L’histoire d’Andrea Respetar, 54 ans, illustre le chemin parfois chaotique mais profondément transformateur de l’alyah contemporaine. Venue de Buenos Aires, mère de trois enfants, enseignante d’anglais et aujourd’hui coordinatrice d’une communauté d’olim argentins à Carmiel, elle raconte un parcours marqué par l’incertitude, la séparation familiale et une conviction devenue inébranlable : Israël est désormais sa maison, même dans les moments les plus difficiles.
Née et élevée dans la capitale argentine, Andrea a grandi au cœur d’une vie juive active. Écoles communautaires, mouvements de jeunesse, fêtes partagées : l’identité juive était un pilier naturel du quotidien.
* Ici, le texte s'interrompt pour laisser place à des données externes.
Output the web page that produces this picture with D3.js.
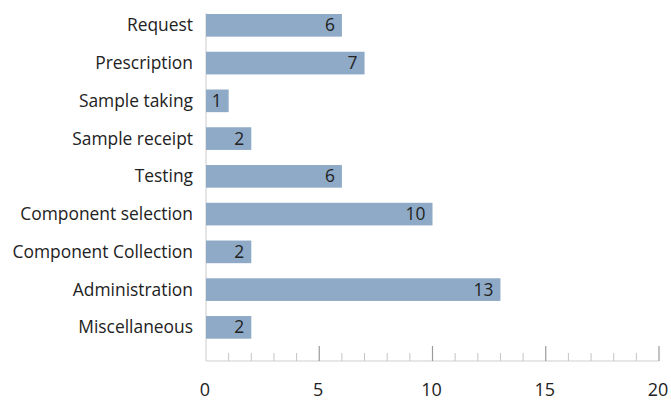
<!DOCTYPE html>
<html>
<head>
<meta charset="utf-8">
<script src="https://cdn.jsdelivr.net/npm/d3@7"></script>
<style>
  html, body { margin: 0; padding: 0; background: #fff; }
  svg { display: block; }
  text { font-family: "Open Sans", sans-serif; fill: #222; }
</style>
</head>
<body>
<svg id="chart" width="671" height="401"></svg>
<script>
const categories = ["Request", "Prescription", "Sample taking", "Sample receipt", "Testing",
  "Component selection", "Component Collection", "Administration", "Miscellaneous"];
const values = [6, 7, 1, 2, 6, 10, 2, 13, 2];
const majorTicks = [0, 5, 10, 15, 20];
const minorTicks = d3.range(0, 21, 1);

const svg = d3.select("#chart");
const x = d3.scaleLinear().domain([0, 20]).range([206, 659]);
const y = d3.scaleBand().domain(categories).range([14, 338.7]).paddingInner(0.4).paddingOuter(0);
const axisY = 361;
const fontSize = 17.4;

// vertical axis line
svg.append("line")
  .attr("x1", x(0)).attr("x2", x(0))
  .attr("y1", 13).attr("y2", axisY)
  .attr("stroke", "#d4d4d4").attr("stroke-width", 1.2);

// bars
svg.append("g").selectAll("rect")
  .data(categories)
  .join("rect")
  .attr("x", x(0))
  .attr("y", d => y(d))
  .attr("width", (d, i) => x(values[i]) - x(0))
  .attr("height", y.bandwidth())
  .attr("fill", "#8eaac7");

// value labels
svg.append("g").selectAll("text")
  .data(categories)
  .join("text")
  .attr("x", (d, i) => x(values[i]) - 7)
  .attr("y", d => y(d) + y.bandwidth() / 2)
  .attr("dy", "0.35em")
  .attr("text-anchor", "end")
  .style("font-size", fontSize + "px")
  .text((d, i) => values[i]);

// category labels
svg.append("g").selectAll("text")
  .data(categories)
  .join("text")
  .attr("x", 193)
  .attr("y", d => y(d) + y.bandwidth() / 2)
  .attr("dy", "0.35em")
  .attr("text-anchor", "end")
  .style("font-size", fontSize + "px")
  .text(d => d);

// x axis
const xAxis = svg.append("g").attr("transform", `translate(0,${axisY})`);
xAxis.append("line")
  .attr("x1", x(0)).attr("x2", x(20))
  .attr("stroke", "#cfcfcf").attr("stroke-width", 1.2);
xAxis.selectAll("line.minor")
  .data(minorTicks.filter(d => d % 5 !== 0))
  .join("line").attr("class", "minor")
  .attr("x1", d => x(d)).attr("x2", d => x(d))
  .attr("y1", 0).attr("y2", -8)
  .attr("stroke", "#c4c4c4").attr("stroke-width", 1);
xAxis.selectAll("line.major")
  .data(majorTicks.filter(d => d > 0))
  .join("line").attr("class", "major")
  .attr("x1", d => x(d)).attr("x2", d => x(d))
  .attr("y1", 0).attr("y2", -15)
  .attr("stroke", "#9a9a9a").attr("stroke-width", 1.2);
xAxis.selectAll("text")
  .data(majorTicks)
  .join("text")
  .attr("x", d => x(d) - 1)
  .attr("y", 35)
  .attr("text-anchor", "middle")
  .style("font-size", "18px")
  .text(d => d);
</script>
</body>
</html>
Pendant des années, son mari José l’a encouragée à considérer l’alyah, sans succès. « Je ne me sentais pas prête à quitter l’Argentine », explique-t-elle. Mais la dégradation économique rapide, après les élections de 2019, a servi de déclic. Leur fils Thomas, alors jeune adulte, a été le premier à dire : « C’est le moment ». Andrea a compris qu’il avait raison.
La famille entame alors les démarches via l’Agence juive, qui propose une stratégie inhabituelle : envoyer d’abord les trois enfants – Lucia, 31 ans, Thomas, 27 ans, et Magali, 20 ans – puis permettre aux parents de les rejoindre trois mois plus tard pour accélérer l’intégration linguistique et sociale des plus jeunes.
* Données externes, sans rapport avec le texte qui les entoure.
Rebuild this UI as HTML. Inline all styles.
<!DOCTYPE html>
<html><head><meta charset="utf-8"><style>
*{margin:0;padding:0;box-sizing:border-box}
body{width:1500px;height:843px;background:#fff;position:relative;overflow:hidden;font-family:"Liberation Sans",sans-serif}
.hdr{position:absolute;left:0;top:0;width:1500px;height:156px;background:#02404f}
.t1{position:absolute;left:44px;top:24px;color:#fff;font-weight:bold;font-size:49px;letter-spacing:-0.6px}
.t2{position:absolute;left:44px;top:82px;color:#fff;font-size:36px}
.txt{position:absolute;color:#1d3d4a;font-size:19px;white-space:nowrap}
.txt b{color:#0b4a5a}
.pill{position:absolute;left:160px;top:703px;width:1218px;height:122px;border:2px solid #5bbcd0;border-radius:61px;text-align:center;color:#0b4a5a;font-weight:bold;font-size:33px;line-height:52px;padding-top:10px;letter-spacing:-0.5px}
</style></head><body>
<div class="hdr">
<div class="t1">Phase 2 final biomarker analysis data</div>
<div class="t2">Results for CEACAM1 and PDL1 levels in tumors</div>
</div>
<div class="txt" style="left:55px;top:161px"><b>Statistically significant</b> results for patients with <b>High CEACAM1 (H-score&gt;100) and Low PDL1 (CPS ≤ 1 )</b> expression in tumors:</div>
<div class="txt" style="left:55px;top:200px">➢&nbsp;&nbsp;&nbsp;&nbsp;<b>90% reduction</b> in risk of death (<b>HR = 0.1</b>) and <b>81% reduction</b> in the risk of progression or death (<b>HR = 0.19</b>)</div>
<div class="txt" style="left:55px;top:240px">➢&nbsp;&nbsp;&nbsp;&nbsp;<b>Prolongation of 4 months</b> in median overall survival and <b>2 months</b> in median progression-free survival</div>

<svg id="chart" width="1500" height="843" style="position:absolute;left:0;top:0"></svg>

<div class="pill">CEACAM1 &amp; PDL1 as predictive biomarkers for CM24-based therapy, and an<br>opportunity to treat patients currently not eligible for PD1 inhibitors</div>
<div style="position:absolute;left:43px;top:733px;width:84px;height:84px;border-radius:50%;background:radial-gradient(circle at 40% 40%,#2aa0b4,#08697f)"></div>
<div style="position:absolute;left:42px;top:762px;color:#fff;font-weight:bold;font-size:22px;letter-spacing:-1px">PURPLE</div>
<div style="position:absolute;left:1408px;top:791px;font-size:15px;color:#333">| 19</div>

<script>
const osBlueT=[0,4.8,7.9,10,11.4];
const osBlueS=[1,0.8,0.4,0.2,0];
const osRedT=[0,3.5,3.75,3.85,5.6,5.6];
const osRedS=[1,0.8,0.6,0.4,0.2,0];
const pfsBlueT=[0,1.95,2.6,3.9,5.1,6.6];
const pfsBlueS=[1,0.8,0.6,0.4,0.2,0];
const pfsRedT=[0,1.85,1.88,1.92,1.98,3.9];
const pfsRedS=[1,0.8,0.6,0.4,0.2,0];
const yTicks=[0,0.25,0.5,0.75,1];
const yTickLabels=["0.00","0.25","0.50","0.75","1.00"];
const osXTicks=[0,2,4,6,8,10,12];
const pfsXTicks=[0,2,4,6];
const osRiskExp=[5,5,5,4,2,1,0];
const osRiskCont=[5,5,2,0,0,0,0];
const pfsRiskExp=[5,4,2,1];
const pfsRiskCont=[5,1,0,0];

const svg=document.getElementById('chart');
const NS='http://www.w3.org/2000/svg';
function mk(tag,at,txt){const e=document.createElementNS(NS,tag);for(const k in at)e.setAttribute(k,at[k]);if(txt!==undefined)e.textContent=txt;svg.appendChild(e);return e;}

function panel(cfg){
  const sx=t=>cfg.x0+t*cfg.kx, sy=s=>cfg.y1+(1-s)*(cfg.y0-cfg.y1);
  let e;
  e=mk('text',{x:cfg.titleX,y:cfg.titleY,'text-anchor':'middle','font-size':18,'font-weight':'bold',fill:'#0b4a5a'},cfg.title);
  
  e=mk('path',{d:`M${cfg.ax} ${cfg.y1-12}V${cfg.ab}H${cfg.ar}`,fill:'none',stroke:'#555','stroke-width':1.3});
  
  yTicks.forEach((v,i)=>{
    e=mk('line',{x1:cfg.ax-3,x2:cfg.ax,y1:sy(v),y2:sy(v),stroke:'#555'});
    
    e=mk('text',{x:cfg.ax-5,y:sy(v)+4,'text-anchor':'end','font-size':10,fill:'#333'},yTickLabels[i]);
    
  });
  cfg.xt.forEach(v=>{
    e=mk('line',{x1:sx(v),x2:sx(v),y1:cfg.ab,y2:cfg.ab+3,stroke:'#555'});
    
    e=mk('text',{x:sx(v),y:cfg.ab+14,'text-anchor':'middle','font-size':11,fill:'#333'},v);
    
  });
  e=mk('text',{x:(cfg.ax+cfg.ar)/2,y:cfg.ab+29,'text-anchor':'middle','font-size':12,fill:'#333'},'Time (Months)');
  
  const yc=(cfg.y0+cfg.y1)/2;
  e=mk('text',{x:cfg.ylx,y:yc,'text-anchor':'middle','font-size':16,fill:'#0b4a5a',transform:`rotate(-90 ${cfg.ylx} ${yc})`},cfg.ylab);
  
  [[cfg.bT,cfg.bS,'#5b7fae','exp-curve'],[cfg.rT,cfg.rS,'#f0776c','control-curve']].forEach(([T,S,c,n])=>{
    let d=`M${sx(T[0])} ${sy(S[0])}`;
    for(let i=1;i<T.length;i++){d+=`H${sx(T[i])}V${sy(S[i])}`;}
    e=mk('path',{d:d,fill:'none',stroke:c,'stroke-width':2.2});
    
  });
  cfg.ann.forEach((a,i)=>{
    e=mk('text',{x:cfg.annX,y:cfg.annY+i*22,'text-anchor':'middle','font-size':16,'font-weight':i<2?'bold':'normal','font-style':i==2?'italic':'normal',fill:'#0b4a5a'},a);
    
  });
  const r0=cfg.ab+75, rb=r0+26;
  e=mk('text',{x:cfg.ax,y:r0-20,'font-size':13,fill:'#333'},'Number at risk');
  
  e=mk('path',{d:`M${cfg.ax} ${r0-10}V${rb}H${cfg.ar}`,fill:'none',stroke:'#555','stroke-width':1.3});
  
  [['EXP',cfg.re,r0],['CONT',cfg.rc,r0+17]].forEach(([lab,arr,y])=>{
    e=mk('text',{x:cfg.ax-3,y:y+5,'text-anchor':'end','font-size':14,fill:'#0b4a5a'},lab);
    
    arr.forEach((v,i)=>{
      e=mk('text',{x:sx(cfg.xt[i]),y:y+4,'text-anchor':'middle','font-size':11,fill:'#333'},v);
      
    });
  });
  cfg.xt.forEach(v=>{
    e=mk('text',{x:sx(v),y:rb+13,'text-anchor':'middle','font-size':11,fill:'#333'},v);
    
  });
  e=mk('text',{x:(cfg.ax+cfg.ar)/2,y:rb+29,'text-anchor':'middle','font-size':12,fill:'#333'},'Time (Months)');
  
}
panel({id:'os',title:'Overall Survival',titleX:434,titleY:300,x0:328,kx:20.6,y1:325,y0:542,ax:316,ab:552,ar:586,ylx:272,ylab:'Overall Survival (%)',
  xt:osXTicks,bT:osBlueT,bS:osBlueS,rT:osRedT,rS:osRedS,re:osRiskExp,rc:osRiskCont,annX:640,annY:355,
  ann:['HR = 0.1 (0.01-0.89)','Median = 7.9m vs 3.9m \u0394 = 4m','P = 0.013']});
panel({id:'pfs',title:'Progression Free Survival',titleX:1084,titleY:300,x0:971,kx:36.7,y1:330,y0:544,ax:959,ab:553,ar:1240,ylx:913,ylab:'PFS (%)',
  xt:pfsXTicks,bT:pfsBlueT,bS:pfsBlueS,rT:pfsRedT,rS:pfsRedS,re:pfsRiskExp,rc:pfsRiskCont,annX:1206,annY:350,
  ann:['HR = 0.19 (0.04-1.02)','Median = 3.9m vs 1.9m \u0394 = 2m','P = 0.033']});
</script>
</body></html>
Mais en 2020, la pandémie frappe. Les frontières se ferment, les vols s’annulent, les vaccins n’existent pas encore. Les enfants se retrouvent en Israël, tandis qu’Andrea et José restent bloqués en Argentine. « C’était un crève-cœur », confie-t-elle. « Je pleurais souvent. L’inconnu, l’éloignement, la peur du virus… C’était une période terrible. »
Après sept mois d’attente, le couple obtient enfin l’autorisation d’entrer en Israël. Ils atterrissent à Tel-Aviv et sont immédiatement placés en quarantaine stricte pendant onze jours dans un hôtel. Une entrée en matière étouffante, mais pas décourageante : à la fin de leur isolement, ils rejoignent Carmiel où les enfants étaient déjà installés. Andrea reprend son métier d’enseignante d’anglais et suit en parallèle l’oulpan. « Les enfants ont appris l’hébreu très vite. Pour nous, c’est plus difficile, mais on avance. »
Le 7 octobre devient un tournant inattendu. L’attaque du Hamas plonge le pays dans la sidération, mais elle renforce paradoxalement la conviction de la famille d’avoir fait le bon choix. « Nous avons eu peur, comme tout le monde, mais c’est dans ces crises qu’on comprend la force d’Israël », explique-t-elle. Elle organise alors un groupe de parole avec une psychologue originaire du Pérou pour soutenir les familles d’olim traumatisées. « Les gens avaient besoin de parler. C’était vital. »
Aujourd’hui, Andrea est coordinatrice pour « LaBayta », une organisation israélienne sans but lucratif dédiée à l’intégration des nouveaux immigrants par la création de réseaux communautaires. Elle accueille chaque nouvel arrivant d’Argentine, écoute ses besoins, l’aide à comprendre les services de la ville, organise des rencontres, des activités sociales et religieuses. « Je suis reconnaissante pour ce rôle. Je vois des familles surmonter les difficultés, apprendre l’hébreu, tisser des liens. C’est très émouvant. »
Mais tout n’est pas simple. Elle avoue avoir encore du mal avec certains aspects de la culture israélienne : « La relation médecin-patient n’a rien à voir. En Argentine, le médecin est presque un ami. Ici, c’est plus impersonnel. »
Et malgré une intégration réussie, elle garde une nostalgie persistante pour ceux restés à Buenos Aires. « Ma famille me manque. C’est le plus difficile. »
Pour le reste, Andrea s’émerveille : Jérusalem est pour elle « le plus bel endroit du pays », et elle affirme que l’esprit familial argentin devrait inspirer les Israéliens : « Passer le week-end en famille, c’est sacré ».
Son parcours, de l’attente angoissante du Covid aux premières années de construction en Israël, illustre une vérité simple : l’alyah n’est jamais un chemin linéaire. C’est une aventure faite de ruptures, de doutes, de chagrins et d’épiphanies – mais c’est aussi l’histoire de milliers de familles qui, comme Andrea et les siens, choisissent de rejoindre Israël malgré tout, pour y bâtir une vie nouvelle et plus forte que les épreuves.